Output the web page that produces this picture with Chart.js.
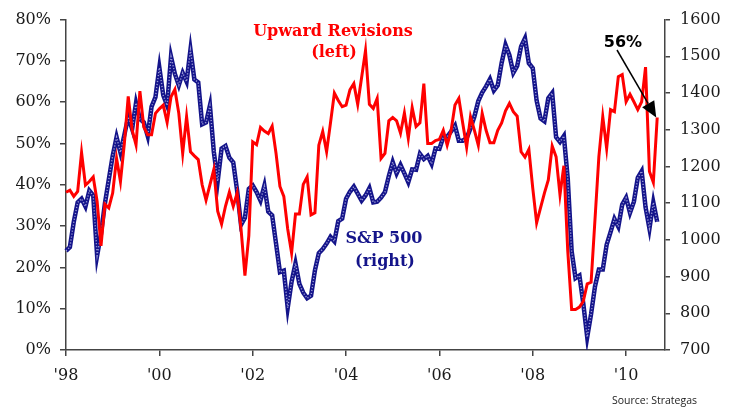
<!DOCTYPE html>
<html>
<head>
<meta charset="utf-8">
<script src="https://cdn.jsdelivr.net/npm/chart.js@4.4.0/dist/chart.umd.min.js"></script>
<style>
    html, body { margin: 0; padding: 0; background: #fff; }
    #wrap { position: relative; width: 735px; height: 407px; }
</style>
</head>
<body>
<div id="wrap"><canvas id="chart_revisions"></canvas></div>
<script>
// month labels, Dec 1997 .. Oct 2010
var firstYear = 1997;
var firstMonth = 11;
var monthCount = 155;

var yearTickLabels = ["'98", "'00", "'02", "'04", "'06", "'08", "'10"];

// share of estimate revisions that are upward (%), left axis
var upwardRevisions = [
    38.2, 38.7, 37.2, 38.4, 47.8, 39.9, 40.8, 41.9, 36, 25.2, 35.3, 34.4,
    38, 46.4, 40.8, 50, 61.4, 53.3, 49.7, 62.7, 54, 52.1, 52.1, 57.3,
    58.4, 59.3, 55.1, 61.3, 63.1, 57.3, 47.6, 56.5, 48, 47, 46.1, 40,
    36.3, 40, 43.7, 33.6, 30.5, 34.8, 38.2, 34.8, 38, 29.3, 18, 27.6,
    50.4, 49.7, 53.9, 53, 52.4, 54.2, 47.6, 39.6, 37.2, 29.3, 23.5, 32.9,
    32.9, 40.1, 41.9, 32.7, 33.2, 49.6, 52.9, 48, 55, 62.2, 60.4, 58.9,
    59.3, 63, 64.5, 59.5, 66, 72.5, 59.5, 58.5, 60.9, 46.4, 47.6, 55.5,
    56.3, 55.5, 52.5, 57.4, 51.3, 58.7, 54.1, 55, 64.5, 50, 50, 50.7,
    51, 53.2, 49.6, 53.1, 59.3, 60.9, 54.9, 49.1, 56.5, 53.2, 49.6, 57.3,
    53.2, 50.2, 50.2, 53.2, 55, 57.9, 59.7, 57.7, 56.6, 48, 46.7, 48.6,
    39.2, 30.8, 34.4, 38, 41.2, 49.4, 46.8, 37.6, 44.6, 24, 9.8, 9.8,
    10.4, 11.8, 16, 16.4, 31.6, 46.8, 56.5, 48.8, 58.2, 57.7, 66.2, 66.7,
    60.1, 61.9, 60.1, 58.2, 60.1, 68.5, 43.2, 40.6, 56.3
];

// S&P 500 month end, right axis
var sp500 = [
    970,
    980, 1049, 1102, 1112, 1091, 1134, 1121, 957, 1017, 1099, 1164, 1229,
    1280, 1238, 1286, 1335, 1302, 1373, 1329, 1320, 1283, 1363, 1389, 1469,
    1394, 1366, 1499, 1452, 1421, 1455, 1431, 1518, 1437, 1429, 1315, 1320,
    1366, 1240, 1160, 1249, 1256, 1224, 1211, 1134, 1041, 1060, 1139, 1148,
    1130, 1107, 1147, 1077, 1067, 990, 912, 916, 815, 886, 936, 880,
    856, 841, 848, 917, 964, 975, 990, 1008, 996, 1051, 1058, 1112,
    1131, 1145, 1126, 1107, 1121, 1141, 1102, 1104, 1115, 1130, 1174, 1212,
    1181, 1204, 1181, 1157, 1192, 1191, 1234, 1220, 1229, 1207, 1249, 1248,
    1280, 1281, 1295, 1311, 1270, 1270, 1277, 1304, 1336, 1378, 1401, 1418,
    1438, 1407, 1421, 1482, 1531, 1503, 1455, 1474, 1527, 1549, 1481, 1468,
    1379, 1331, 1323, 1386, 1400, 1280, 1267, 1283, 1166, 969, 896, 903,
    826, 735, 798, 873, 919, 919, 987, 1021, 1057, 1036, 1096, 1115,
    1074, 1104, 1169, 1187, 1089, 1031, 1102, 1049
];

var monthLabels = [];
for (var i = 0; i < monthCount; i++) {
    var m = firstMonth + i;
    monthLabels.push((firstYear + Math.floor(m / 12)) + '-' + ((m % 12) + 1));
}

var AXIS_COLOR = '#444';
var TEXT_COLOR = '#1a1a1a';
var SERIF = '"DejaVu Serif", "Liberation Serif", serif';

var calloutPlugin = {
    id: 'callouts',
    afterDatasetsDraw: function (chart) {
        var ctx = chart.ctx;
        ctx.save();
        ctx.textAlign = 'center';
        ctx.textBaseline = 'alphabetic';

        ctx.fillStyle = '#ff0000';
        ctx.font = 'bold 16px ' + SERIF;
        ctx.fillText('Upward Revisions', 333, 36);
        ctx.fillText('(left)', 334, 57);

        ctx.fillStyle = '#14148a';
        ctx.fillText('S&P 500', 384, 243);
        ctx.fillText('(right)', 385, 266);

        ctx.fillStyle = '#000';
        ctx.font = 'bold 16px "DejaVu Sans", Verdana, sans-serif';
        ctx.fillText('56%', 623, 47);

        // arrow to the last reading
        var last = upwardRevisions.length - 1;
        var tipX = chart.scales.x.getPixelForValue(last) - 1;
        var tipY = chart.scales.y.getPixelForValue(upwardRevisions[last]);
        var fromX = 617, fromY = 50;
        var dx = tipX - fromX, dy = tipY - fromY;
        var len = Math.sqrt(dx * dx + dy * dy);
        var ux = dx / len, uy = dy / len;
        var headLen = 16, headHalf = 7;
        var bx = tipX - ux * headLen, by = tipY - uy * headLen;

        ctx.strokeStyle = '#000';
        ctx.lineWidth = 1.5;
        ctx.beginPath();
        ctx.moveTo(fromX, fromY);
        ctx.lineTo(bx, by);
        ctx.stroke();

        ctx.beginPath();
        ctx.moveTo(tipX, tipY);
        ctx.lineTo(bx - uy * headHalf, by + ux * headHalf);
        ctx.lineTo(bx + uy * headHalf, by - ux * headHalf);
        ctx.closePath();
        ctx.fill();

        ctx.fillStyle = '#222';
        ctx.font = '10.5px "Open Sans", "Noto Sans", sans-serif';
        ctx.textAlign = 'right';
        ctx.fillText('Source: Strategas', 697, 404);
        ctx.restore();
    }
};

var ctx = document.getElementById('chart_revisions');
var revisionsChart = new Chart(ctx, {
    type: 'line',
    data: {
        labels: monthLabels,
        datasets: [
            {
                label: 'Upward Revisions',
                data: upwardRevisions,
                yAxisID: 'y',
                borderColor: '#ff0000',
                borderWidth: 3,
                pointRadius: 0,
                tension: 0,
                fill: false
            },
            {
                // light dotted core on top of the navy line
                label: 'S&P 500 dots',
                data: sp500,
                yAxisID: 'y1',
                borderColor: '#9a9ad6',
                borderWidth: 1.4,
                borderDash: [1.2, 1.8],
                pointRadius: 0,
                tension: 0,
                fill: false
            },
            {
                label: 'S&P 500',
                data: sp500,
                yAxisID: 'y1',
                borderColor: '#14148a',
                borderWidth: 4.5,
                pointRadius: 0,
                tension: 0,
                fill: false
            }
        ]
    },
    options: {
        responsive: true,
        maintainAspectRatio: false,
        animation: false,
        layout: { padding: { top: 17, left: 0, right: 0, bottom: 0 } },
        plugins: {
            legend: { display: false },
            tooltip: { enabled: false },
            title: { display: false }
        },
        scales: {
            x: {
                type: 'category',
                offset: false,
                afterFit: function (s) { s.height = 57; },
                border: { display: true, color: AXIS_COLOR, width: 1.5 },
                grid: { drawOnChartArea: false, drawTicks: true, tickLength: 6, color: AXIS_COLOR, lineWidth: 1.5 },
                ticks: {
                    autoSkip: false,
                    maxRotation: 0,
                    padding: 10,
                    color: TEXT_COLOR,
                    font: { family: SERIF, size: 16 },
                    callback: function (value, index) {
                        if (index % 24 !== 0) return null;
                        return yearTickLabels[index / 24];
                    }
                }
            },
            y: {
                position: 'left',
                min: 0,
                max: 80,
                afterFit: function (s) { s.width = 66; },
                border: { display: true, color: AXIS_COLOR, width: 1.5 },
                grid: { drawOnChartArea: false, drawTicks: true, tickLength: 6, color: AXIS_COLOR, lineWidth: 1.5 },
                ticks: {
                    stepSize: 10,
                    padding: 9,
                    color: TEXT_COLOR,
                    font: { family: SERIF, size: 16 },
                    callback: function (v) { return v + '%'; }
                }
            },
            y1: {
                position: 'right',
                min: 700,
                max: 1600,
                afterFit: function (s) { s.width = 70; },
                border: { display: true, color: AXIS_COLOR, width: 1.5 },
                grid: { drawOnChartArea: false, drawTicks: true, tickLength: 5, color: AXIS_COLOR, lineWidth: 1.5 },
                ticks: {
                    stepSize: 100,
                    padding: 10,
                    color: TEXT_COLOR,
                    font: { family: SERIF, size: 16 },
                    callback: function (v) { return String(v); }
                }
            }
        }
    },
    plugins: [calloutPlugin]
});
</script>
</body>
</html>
----------------
### GIVEN INSTRUCTION
Read through the data and copy every line where "that" shows up.

### COMPLETED EXERCISE
Output the web page that produces this picture with Chart.js.
// share of estimate revisions that are upward (%), left axis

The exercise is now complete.